Thousands of holes

Discussion in 'SolidWorks' started by MG, Jun 22, 2005.

  1. MG

    MG Guest

    I'm trying to punch thousands of 1/32" holes every 1/8" inch over a
    non-planer surface to form a "peg-board like" surface. Is there a
    technique in Solidworks to do this? Identifing and/or patterning out
    each hole brings the software to its knees. Thanks in advance.
     
    MG, Jun 22, 2005
    #1
  2. MG

    Dave Nay Guest

    I have no idea of the physical specification of your system, but I once
    tried to pattern only a couple hundred holes with my system (1GB RAM,
    3.0 GHz CPU, NVIDIA Quadro 1300 FX), it was unusable. The only thing I
    can think of that _may_ help is to enable the "Geometry Pattern" check
    box in the pattern property manager.

    I wouldn't put much hope in it though...you are asking a lot IMHO.

    Dave
     
    Dave Nay, Jun 22, 2005
    #2
  3. MG

    matt Guest


    Personally, I would do one of the following, rather than make immense
    patterns:

    - create a sketch of the area which has holes in it and cross hatch it,
    use a note to specify the holes and pattern
    - split out the face or make a trimmed offset surface and put a color or
    texture on the surface that looks like holes if possible.
    - if you really "have to" have the holes, make configurations with and
    without. You wont want to be the one that makes a 2d drawing of a part
    with holes like that.
    - there is a new function in SW06 which will fill an area with a
    pattern. Pretty slick for irregularly shaped patterns.
     
    matt, Jun 22, 2005
    #3
  4. If all you need is the appearance of holes, you might apply a texture to it.
    Or, what about a sketch - it might not carry the overhead. I don't know -
    never tried it.

    WT
     
    Wayne Tiffany, Jun 22, 2005
    #4
  5. MG

    CAD Guy Guest

    MG,

    You might want to try creating a sketch containing the hole centerpoints.
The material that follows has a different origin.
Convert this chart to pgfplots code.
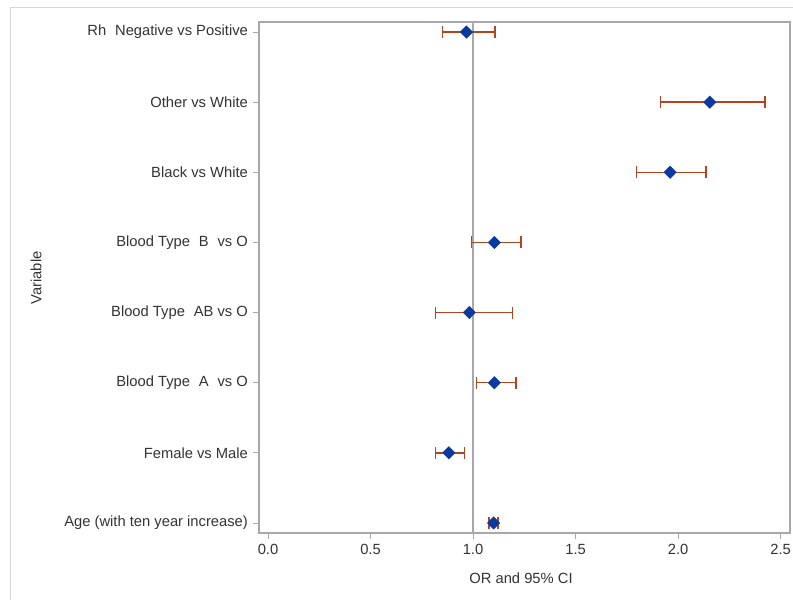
\documentclass[border=0pt]{standalone}
\usepackage{fontspec}
\setmainfont{Liberation Sans}
\usepackage{pgfplots}
\pgfplotsset{compat=1.18}
\usepackage{pgfplotstable}
\definecolor{txtgray}{HTML}{333333}
\definecolor{axgray}{HTML}{A5A9AE}
\definecolor{markblue}{HTML}{0B3A9E}
\definecolor{barred}{HTML}{B5431E}
\definecolor{framegray}{HTML}{D4D7DB}

% pos = row from bottom, OR, lower and upper 95% CI
\pgfplotstableread{
pos  or     lo     hi
1    1.100  1.078  1.122
2    0.882  0.818  0.958
3    1.104  1.018  1.210
4    0.982  0.816  1.193
5    1.104  0.993  1.234
6    1.961  1.798  2.137
7    2.155  1.914  2.424
8    0.968  0.852  1.107
}\ortable

\newcommand\gap{\hspace{0.6em}}
\begin{document}
\fontsize{14.8}{17}\selectfont
\begin{tikzpicture}[x=1bp,y=1bp]
\useasboundingbox (0,0) rectangle (793,600);
\draw[framegray, line width=1bp] (10,-5) -- (10,592) -- (800,592);
\begin{axis}[
  at={(259bp,67bp)}, anchor=south west,
  scale only axis,
  width=531bp, height=511bp,
  xmin=-0.044, xmax=2.546,
  ymin=0.857, ymax=8.143,
  xtick={0,0.5,...,2.5},
  ytick={1,...,8},
  yticklabels={Age (with ten year increase),Female vs Male,Blood Type\gap A\gap vs O,Blood Type\gap AB vs O,Blood Type\gap B\gap vs O,Black vs White,Other vs White,Rh\gap Negative vs Positive},
  xticklabel style={/pgf/number format/.cd, fixed, fixed zerofill, precision=1, assume math mode=true},
  tick align=outside,
  major tick length=6bp,
  xtick pos=bottom, ytick pos=left,
  tick style={axgray, line width=0.8bp},
  axis line style={axgray, line width=1.2bp},
  ticklabel style={txtgray, font=\fontsize{14.8}{17}\selectfont},
  clip=false,
]
\draw[axgray, line width=1.5bp] (axis cs:1,0.857) -- (axis cs:1,8.143);
\addplot[
  only marks,
  mark=square*,
  mark size=4.4bp,
  mark options={rotate=45, fill=markblue, draw=markblue},
  error bars/.cd,
    x dir=both, x explicit,
    error bar style={barred, line width=1.5bp},
    error mark options={barred, line width=1.5bp, mark size=6bp, rotate=90},
] table[x=or, y=pos, x error plus expr=\thisrow{hi}-\thisrow{or}, x error minus expr=\thisrow{or}-\thisrow{lo}] {\ortable};
\end{axis}
\node[txtgray, font=\fontsize{14.8}{17}\selectfont] at (521,22) {OR and 95\% CI};
\node[txtgray, font=\fontsize{14.8}{17}\selectfont, rotate=90] at (36,322) {Variable};
\end{tikzpicture}
\end{document}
    This sketch could be used to pattern your holes. For a lightweight version
    of your model, simply suppress the pattern, and show the sketch.

    Hope this helps.

    CG
     
    CAD Guy, Jun 22, 2005
    #5
  6. MG

    TOP Guest

    TOP, Jun 22, 2005
    #6
  7. MG

    iQ Guest

    Here is my secret.

    We make circular patterns of 10K holes or more on single parts. My
    situation is a round part that I model one pie shape, which I try to
    keep holes in this pie section to <1000. I then use an array of the
    pie shaped BODY to create the rest of the round part. Then combine the
    part into one piece. By doing this we are able to make a part with a
    lot of holes and still be manageable.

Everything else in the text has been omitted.